Task directions: Only the lines from the start of the data through the line with "XAxis, YAxis, ErrorBar" belong in the copy. Restate them word for word, minus the pictures.

Source data:

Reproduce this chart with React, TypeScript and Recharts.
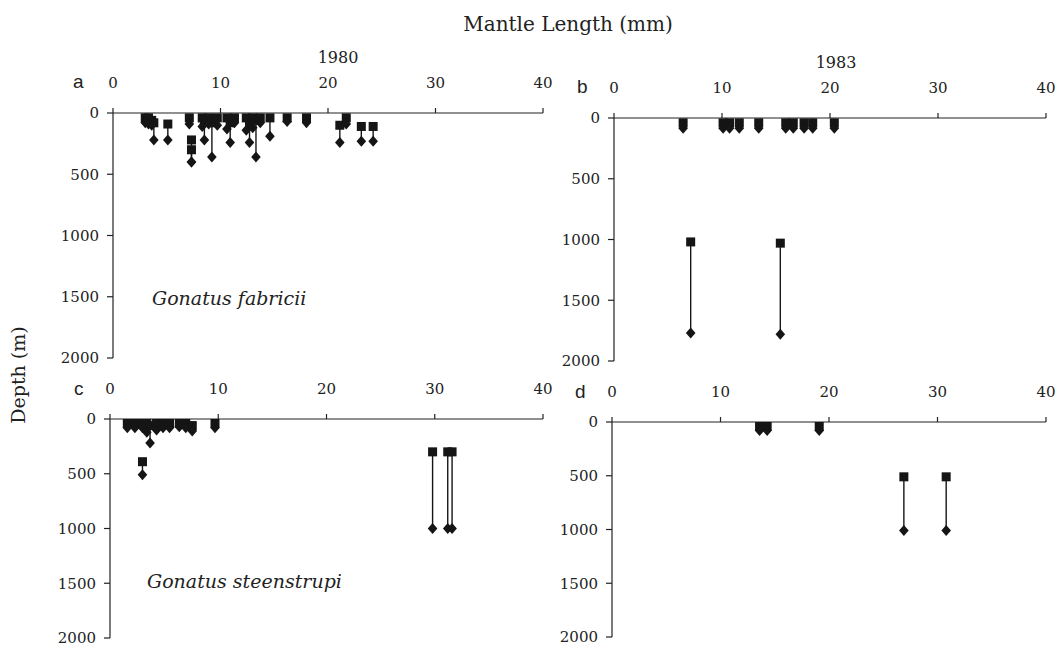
import React from 'react';
import { ScatterChart, Scatter, XAxis, YAxis, ErrorBar } from 'recharts';

// Panel a: Gonatus fabricii, 1980
const aLength = [3.0, 3.3, 3.6, 3.8, 5.1, 7.1, 7.3, 7.3, 8.3, 8.5, 8.9, 9.2, 9.7, 10.6, 10.9, 11.3, 12.4, 12.7, 13.0, 13.3, 13.7, 14.6, 16.2, 18.0, 21.1, 21.7, 23.1, 24.2];
const aTop = [40, 40, 60, 80, 90, 40, 220, 300, 40, 60, 40, 80, 40, 40, 80, 40, 40, 100, 40, 60, 40, 40, 40, 40, 100, 40, 110, 110];
const aBottom = [80, 90, 100, 220, 220, 90, 400, 400, 110, 220, 90, 360, 100, 130, 240, 80, 140, 240, 120, 360, 80, 190, 70, 80, 240, 90, 230, 230];

// Panel b: Gonatus fabricii, 1983
const bLength = [6.4, 10.1, 10.7, 11.6, 13.4, 15.9, 16.6, 17.6, 18.4, 20.4, 7.1, 15.4];
const bTop = [40, 40, 40, 40, 40, 40, 40, 40, 40, 40, 1020, 1030];
const bBottom = [85, 85, 85, 85, 85, 85, 85, 85, 85, 85, 1770, 1780];

// Panel c: Gonatus steenstrupi, 1980
const cLength = [1.6, 2.3, 3.0, 3.4, 3.7, 4.3, 4.9, 5.5, 3.0, 6.4, 7.0, 7.6, 9.7, 29.8, 31.2, 31.6];
const cTop = [40, 40, 40, 40, 60, 40, 40, 40, 390, 40, 40, 60, 40, 300, 300, 300];
const cBottom = [80, 80, 80, 120, 220, 100, 80, 80, 510, 70, 80, 110, 80, 1000, 1000, 1000];

// Panel d: Gonatus steenstrupi, 1983
const dLength = [13.6, 14.3, 19.1, 26.9, 30.8];
const dTop = [40, 40, 40, 510, 510];
const dBottom = [80, 80, 80, 1010, 1010];

const lengthTicks = [0, 10, 20, 30, 40];
const depthTicks = [0, 500, 1000, 1500, 2000];

function build(len: number[], top: number[], bottom: number[]) {
  return {
    squares: len.map((x, i) => ({ x, d: top[i], span: [0, bottom[i] - top[i]] })),
    diamonds: len.map((x, i) => ({ x, d: bottom[i] })),
  };
}

const INK = '#151515';

const SquareShape = (p: any) => {
  const { cx, cy } = p;
  if (cx == null || cy == null) return null;
  return <rect x={cx - 4.5} y={cy - 4.5} width={9} height={9} fill={INK} />;
};

const DiamondShape = (p: any) => {
  const { cx, cy } = p;
  if (cx == null || cy == null) return null;
  return <path d={`M${cx},${cy - 5.5}L${cx + 4.8},${cy}L${cx},${cy + 5.5}L${cx - 4.8},${cy}Z`} fill={INK} />;
};

const YW = 60;
const XH = 40;
const MR = 12;
const MB = 12;

const axisLine = { stroke: '#222', strokeWidth: 1.2 };
const tickStyle = { fontFamily: 'DejaVu Serif', fontSize: 15, fill: '#222' };

function Panel({ x0, y0, w, h, len, top, bottom }: any) {
  const { squares, diamonds } = build(len, top, bottom);
  return (
    <div style={{ position: 'absolute', left: x0 - YW, top: y0 - XH }}>
      <ScatterChart width={YW + w + MR} height={XH + h + MB} margin={{ top: 0, right: MR, bottom: MB, left: 0 }}>
        <XAxis
          type="number"
          dataKey="x"
          orientation="top"
          domain={[0, 40]}
          ticks={lengthTicks}
          interval={0}
          height={XH}
          tickSize={5}
          tickMargin={20}
          axisLine={axisLine}
          tickLine={axisLine}
          tick={tickStyle}
          allowDataOverflow
        />
        <YAxis
          type="number"
          dataKey="d"
          domain={[0, 2000]}
          reversed
          ticks={depthTicks}
          interval={0}
          width={YW}
          tickSize={6}
          tickMargin={8}
          axisLine={axisLine}
          tickLine={axisLine}
          tick={tickStyle}
          allowDataOverflow
        />
        <Scatter data={squares} shape={SquareShape} isAnimationActive={false}>
          <ErrorBar dataKey="span" direction="y" width={0} stroke={INK} strokeWidth={1.4} isAnimationActive={false} />
        </Scatter>
        <Scatter data={diamonds} shape={DiamondShape} isAnimationActive={false} />
      </ScatterChart>
    </div>
  );
}

export default function App() {
  const serif = 'DejaVu Serif';
  return (
    <div style={{ position: 'absolute', left: 0, top: 0, width: 1061, height: 645, background: '#fff' }}>
      <Panel x0={113} y0={113} w={430} h={245} len={aLength} top={aTop} bottom={aBottom} />
      <Panel x0={614} y0={118} w={432} h={243} len={bLength} top={bTop} bottom={bBottom} />
      <Panel x0={110} y0={419} w={433} h={219} len={cLength} top={cTop} bottom={cBottom} />
      <Panel x0={612} y0={422} w={434} h={215} len={dLength} top={dTop} bottom={dBottom} />
      <svg width={1061} height={645} style={{ position: 'absolute', left: 0, top: 0, pointerEvents: 'none' }}>
        <text x={568} y={31} textAnchor="middle" fontFamily={serif} fontSize={20} fill="#222">Mantle Length (mm)</text>
        <text x={338} y={63} textAnchor="middle" fontFamily={serif} fontSize={16} fill="#222">1980</text>
        <text x={836} y={68} textAnchor="middle" fontFamily={serif} fontSize={16} fill="#222">1983</text>
        <text x={73} y={88} fontFamily="Liberation Sans" fontSize={19} fill="#222">a</text>
        <text x={577} y={93} fontFamily="Liberation Sans" fontSize={19} fill="#222">b</text>
        <text x={74} y={395} fontFamily="Liberation Sans" fontSize={19} fill="#222">c</text>
        <text x={575} y={398} fontFamily="Liberation Sans" fontSize={19} fill="#222">d</text>
        <text x={152} y={305} fontFamily={serif} fontStyle="italic" fontSize={19} fill="#222">Gonatus fabricii</text>
        <text x={147} y={588} fontFamily={serif} fontStyle="italic" fontSize={19} fill="#222">Gonatus steenstrupi</text>
        <text x={0} y={0} transform="translate(25,375) rotate(-90)" textAnchor="middle" fontFamily={serif} fontSize={19} fill="#222">Depth (m)</text>
      </svg>
    </div>
  );
}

Expected answer:
Reproduce this chart with React, TypeScript and Recharts.
import React from 'react';
import { ScatterChart, Scatter, XAxis, YAxis, ErrorBar } from 'recharts';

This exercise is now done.